Given task: Leave out the pictures and transcribe everything else exactly.
>>
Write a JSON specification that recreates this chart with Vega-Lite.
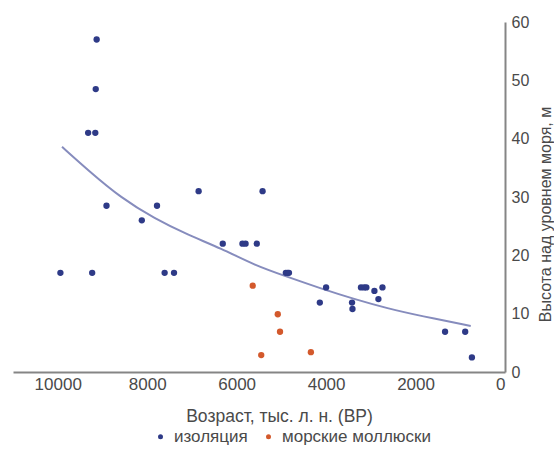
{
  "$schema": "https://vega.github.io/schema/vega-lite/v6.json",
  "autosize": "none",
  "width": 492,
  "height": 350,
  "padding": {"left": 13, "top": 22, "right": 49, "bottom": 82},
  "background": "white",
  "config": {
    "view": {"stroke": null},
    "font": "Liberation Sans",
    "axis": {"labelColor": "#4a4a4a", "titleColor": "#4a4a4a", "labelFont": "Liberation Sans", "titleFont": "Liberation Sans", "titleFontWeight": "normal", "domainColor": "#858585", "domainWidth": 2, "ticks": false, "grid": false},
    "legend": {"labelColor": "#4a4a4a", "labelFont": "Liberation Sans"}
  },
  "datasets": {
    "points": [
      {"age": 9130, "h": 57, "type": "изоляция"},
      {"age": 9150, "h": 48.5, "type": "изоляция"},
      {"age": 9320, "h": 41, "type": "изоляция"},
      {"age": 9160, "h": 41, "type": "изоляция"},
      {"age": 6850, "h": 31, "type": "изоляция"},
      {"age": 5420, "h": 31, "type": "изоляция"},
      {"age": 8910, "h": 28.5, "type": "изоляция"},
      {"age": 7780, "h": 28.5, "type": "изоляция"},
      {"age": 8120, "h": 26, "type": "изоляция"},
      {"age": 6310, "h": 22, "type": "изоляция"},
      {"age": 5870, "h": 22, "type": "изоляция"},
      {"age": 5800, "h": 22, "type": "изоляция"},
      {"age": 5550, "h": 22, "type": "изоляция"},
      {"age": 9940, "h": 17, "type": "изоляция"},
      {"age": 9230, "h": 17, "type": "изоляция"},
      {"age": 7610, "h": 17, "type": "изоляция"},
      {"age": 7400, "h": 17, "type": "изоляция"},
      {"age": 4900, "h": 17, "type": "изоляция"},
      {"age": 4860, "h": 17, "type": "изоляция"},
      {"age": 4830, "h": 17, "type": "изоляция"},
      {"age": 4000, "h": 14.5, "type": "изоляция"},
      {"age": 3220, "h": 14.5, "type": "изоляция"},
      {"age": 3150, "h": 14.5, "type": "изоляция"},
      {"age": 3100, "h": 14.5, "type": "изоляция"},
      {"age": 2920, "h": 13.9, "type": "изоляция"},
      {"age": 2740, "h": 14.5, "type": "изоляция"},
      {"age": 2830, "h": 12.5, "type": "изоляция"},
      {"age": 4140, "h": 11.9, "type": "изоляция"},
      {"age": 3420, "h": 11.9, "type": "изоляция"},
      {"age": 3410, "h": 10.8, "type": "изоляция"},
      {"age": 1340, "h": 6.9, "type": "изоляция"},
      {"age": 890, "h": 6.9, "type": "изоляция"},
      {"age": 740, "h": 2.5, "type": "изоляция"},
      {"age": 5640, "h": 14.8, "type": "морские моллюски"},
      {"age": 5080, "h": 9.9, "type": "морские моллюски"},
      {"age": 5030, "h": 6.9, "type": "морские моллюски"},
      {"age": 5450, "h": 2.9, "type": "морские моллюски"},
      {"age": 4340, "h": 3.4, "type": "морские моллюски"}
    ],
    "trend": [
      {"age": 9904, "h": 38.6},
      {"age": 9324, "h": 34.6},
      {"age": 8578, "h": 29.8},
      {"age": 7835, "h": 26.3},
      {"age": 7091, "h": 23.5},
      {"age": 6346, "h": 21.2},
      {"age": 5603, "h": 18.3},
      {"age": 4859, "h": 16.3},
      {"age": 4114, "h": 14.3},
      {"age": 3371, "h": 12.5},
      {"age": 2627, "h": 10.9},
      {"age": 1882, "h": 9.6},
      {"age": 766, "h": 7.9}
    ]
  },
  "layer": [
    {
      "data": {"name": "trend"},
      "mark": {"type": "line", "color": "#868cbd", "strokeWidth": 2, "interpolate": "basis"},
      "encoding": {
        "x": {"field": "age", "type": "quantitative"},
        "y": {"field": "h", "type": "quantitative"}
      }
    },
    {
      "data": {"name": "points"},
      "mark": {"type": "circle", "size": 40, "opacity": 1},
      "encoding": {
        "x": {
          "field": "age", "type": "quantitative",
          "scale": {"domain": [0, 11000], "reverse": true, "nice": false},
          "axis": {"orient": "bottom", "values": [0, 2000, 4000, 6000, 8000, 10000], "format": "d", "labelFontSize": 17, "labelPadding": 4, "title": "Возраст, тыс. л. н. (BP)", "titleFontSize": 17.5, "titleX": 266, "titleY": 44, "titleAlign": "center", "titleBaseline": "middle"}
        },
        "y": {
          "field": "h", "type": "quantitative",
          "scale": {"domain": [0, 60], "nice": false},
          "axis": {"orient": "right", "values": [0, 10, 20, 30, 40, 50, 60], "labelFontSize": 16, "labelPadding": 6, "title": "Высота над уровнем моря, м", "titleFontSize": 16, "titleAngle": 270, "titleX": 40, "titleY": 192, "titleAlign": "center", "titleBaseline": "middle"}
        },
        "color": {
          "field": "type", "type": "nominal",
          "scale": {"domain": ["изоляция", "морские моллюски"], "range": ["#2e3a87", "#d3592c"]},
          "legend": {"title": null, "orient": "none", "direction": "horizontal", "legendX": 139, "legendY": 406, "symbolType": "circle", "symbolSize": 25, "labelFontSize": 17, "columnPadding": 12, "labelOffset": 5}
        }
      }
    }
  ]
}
<<
Result of the task:
Write a JSON specification that recreates this chart with Vega-Lite.
{
  "$schema": "https://vega.github.io/schema/vega-lite/v6.json",
  "autosize": "none",
  "width": 492,
  "height": 350,
  "padding": {"left": 13, "top": 22, "right": 49, "bottom": 82},
  "background": "white",
  "config": {
    "view": {"stroke": null},
    "font": "Liberation Sans",
    "axis": {"labelColor": "#4a4a4a", "titleColor": "#4a4a4a", "labelFont": "Liberation Sans", "titleFont": "Liberation Sans", "titleFontWeight": "normal", "domainColor": "#858585", "domainWidth": 2, "ticks": false, "grid": false},
    "legend": {"labelColor": "#4a4a4a", "labelFont": "Liberation Sans"}
  },
  "datasets": {
    "points": [
      {"age": 9130, "h": 57, "type": "изоляция"},
      {"age": 9150, "h": 48.5, "type": "изоляция"},
      {"age": 9320, "h": 41, "type": "изоляция"},
      {"age": 9160, "h": 41, "type": "изоляция"},
      {"age": 6850, "h": 31, "type": "изоляция"},
      {"age": 5420, "h": 31, "type": "изоляция"},
      {"age": 8910, "h": 28.5, "type": "изоляция"},
      {"age": 7780, "h": 28.5, "type": "изоляция"},
      {"age": 8120, "h": 26, "type": "изоляция"},
      {"age": 6310, "h": 22, "type": "изоляция"},
      {"age": 5870, "h": 22, "type": "изоляция"},
      {"age": 5800, "h": 22, "type": "изоляция"},
      {"age": 5550, "h": 22, "type": "изоляция"},
      {"age": 9940, "h": 17, "type": "изоляция"},
      {"age": 9230, "h": 17, "type": "изоляция"},
      {"age": 7610, "h": 17, "type": "изоляция"},
      {"age": 7400, "h": 17, "type": "изоляция"},
      {"age": 4900, "h": 17, "type": "изоляция"},
      {"age": 4860, "h": 17, "type": "изоляция"},
      {"age": 4830, "h": 17, "type": "изоляция"},
      {"age": 4000, "h": 14.5, "type": "изоляция"},
      {"age": 3220, "h": 14.5, "type": "изоляция"},
      {"age": 3150, "h": 14.5, "type": "изоляция"},
      {"age": 3100, "h": 14.5, "type": "изоляция"},
      {"age": 2920, "h": 13.9, "type": "изоляция"},
      {"age": 2740, "h": 14.5, "type": "изоляция"},
      {"age": 2830, "h": 12.5, "type": "изоляция"},
      {"age": 4140, "h": 11.9, "type": "изоляция"},
      {"age": 3420, "h": 11.9, "type": "изоляция"},
      {"age": 3410, "h": 10.8, "type": "изоляция"},
      {"age": 1340, "h": 6.9, "type": "изоляция"},
      {"age": 890, "h": 6.9, "type": "изоляция"},
      {"age": 740, "h": 2.5, "type": "изоляция"},
      {"age": 5640, "h": 14.8, "type": "морские моллюски"},
      {"age": 5080, "h": 9.9, "type": "морские моллюски"},
      {"age": 5030, "h": 6.9, "type": "морские моллюски"},
      {"age": 5450, "h": 2.9, "type": "морские моллюски"},
      {"age": 4340, "h": 3.4, "type": "морские моллюски"}
    ],
    "trend": [
      {"age": 9904, "h": 38.6},
      {"age": 9324, "h": 34.6},
      {"age": 8578, "h": 29.8},
      {"age": 7835, "h": 26.3},
      {"age": 7091, "h": 23.5},
      {"age": 6346, "h": 21.2},
      {"age": 5603, "h": 18.3},
      {"age": 4859, "h": 16.3},
      {"age": 4114, "h": 14.3},
      {"age": 3371, "h": 12.5},
      {"age": 2627, "h": 10.9},
      {"age": 1882, "h": 9.6},
      {"age": 766, "h": 7.9}
    ]
  },
  "layer": [
    {
      "data": {"name": "trend"},
      "mark": {"type": "line", "color": "#868cbd", "strokeWidth": 2, "interpolate": "basis"},
      "encoding": {
        "x": {"field": "age", "type": "quantitative"},
        "y": {"field": "h", "type": "quantitative"}
      }
    },
    {
      "data": {"name": "points"},
      "mark": {"type": "circle", "size": 40, "opacity": 1},
      "encoding": {
        "x": {
          "field": "age", "type": "quantitative",
          "scale": {"domain": [0, 11000], "reverse": true, "nice": false},
          "axis": {"orient": "bottom", "values": [0, 2000, 4000, 6000, 8000, 10000], "format": "d", "labelFontSize": 17, "labelPadding": 4, "title": "Возраст, тыс. л. н. (BP)", "titleFontSize": 17.5, "titleX": 266, "titleY": 44, "titleAlign": "center", "titleBaseline": "middle"}
        },
        "y": {
          "field": "h", "type": "quantitative",
          "scale": {"domain": [0, 60], "nice": false},
          "axis": {"orient": "right", "values": [0, 10, 20, 30, 40, 50, 60], "labelFontSize": 16, "labelPadding": 6, "title": "Высота над уровнем моря, м", "titleFontSize": 16, "titleAngle": 270, "titleX": 40, "titleY": 192, "titleAlign": "center", "titleBaseline": "middle"}
        },
        "color": {
          "field": "type", "type": "nominal",
          "scale": {"domain": ["изоляция", "морские моллюски"], "range": ["#2e3a87", "#d3592c"]},
          "legend": {"title": null, "orient": "none", "direction": "horizontal", "legendX": 139, "legendY": 406, "symbolType": "circle", "symbolSize": 25, "labelFontSize": 17, "columnPadding": 12, "labelOffset": 5}
        }
      }
    }
  ]
}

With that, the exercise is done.